→ **The task**:
Pictures within the data are to be left out; everything else must be reproduced exactly.

→ **Given material**:
►

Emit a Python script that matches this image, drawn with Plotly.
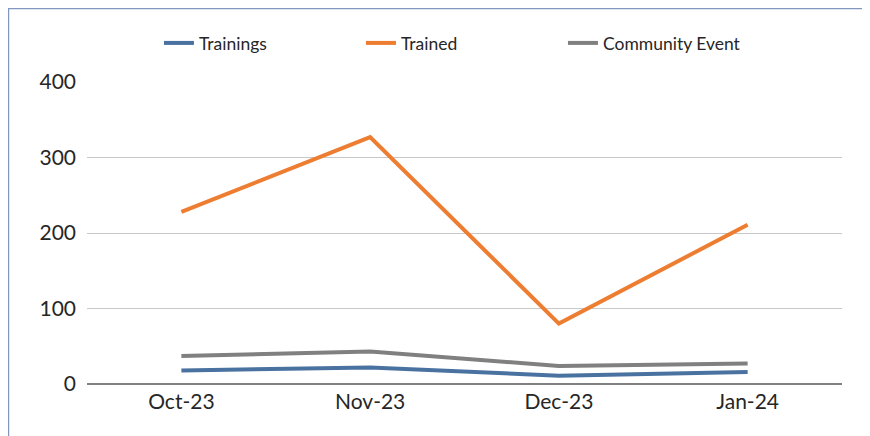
import plotly.graph_objects as go

months = ["Oct-23", "Nov-23", "Dec-23", "Jan-24"]
trainings = [18, 22, 11, 16]
trained = [228, 327, 80, 211]
community_event = [37, 43, 24, 27]

series_names = ["Trainings", "Trained", "Community Event"]
colors = ["#4a72a0", "#ed7d31", "#808080"]

fig = go.Figure()
for name, vals, col in zip(series_names, [trainings, trained, community_event], colors):
    fig.add_trace(go.Scatter(
        x=months, y=vals, name=name, mode="lines",
        line=dict(color=col, width=4),
    ))

# page body adds an 8px offset, so margins are shifted to compensate
fig.update_layout(
    width=870, height=436,
    margin=dict(l=79, r=36, t=74, b=60),
    paper_bgcolor="white", plot_bgcolor="white",
    font=dict(family="Lato", color="#262626", size=21),
    showlegend=True,
    legend=dict(
        orientation="h", x=0.0953, xanchor="left", y=1.129, yanchor="middle",
        font=dict(size=17.5), entrywidth=157,
        bgcolor="rgba(0,0,0,0)",
    ),
    xaxis=dict(
        range=[-0.5, 3.5], showgrid=False, ticks="", showline=False,
        ticklabelstandoff=3,
    ),
    yaxis=dict(
        range=[0, 400], tickvals=[0, 100, 200, 300, 400],
        gridcolor="#c8c8c8", gridwidth=1,
        zeroline=True, zerolinecolor="#808080", zerolinewidth=2,
        ticks="", ticklabelstandoff=10,
    ),
    shapes=[
        dict(type="path", xref="paper", yref="paper",
             path="M -0.104,-0.3 L -0.104,1.243 L 1.1,1.243",
             line=dict(color="#8197bd", width=1.5)),
    ],
)

fig.write_html("out.html")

◄

→ **Correct output**:
Emit a Python script that matches this image, drawn with Plotly.
import plotly.graph_objects as go

months = ["Oct-23", "Nov-23", "Dec-23", "Jan-24"]
trainings = [18, 22, 11, 16]
trained = [228, 327, 80, 211]
community_event = [37, 43, 24, 27]

series_names = ["Trainings", "Trained", "Community Event"]
colors = ["#4a72a0", "#ed7d31", "#808080"]

fig = go.Figure()
for name, vals, col in zip(series_names, [trainings, trained, community_event], colors):
    fig.add_trace(go.Scatter(
        x=months, y=vals, name=name, mode="lines",
        line=dict(color=col, width=4),
    ))

# page body adds an 8px offset, so margins are shifted to compensate
fig.update_layout(
    width=870, height=436,
    margin=dict(l=79, r=36, t=74, b=60),
    paper_bgcolor="white", plot_bgcolor="white",
    font=dict(family="Lato", color="#262626", size=21),
    showlegend=True,
    legend=dict(
        orientation="h", x=0.0953, xanchor="left", y=1.129, yanchor="middle",
        font=dict(size=17.5), entrywidth=157,
        bgcolor="rgba(0,0,0,0)",
    ),
    xaxis=dict(
        range=[-0.5, 3.5], showgrid=False, ticks="", showline=False,
        ticklabelstandoff=3,
    ),
    yaxis=dict(
        range=[0, 400], tickvals=[0, 100, 200, 300, 400],
        gridcolor="#c8c8c8", gridwidth=1,
        zeroline=True, zerolinecolor="#808080", zerolinewidth=2,
        ticks="", ticklabelstandoff=10,
    ),
    shapes=[
        dict(type="path", xref="paper", yref="paper",
             path="M -0.104,-0.3 L -0.104,1.243 L 1.1,1.243",
             line=dict(color="#8197bd", width=1.5)),
    ],
)

fig.write_html("out.html")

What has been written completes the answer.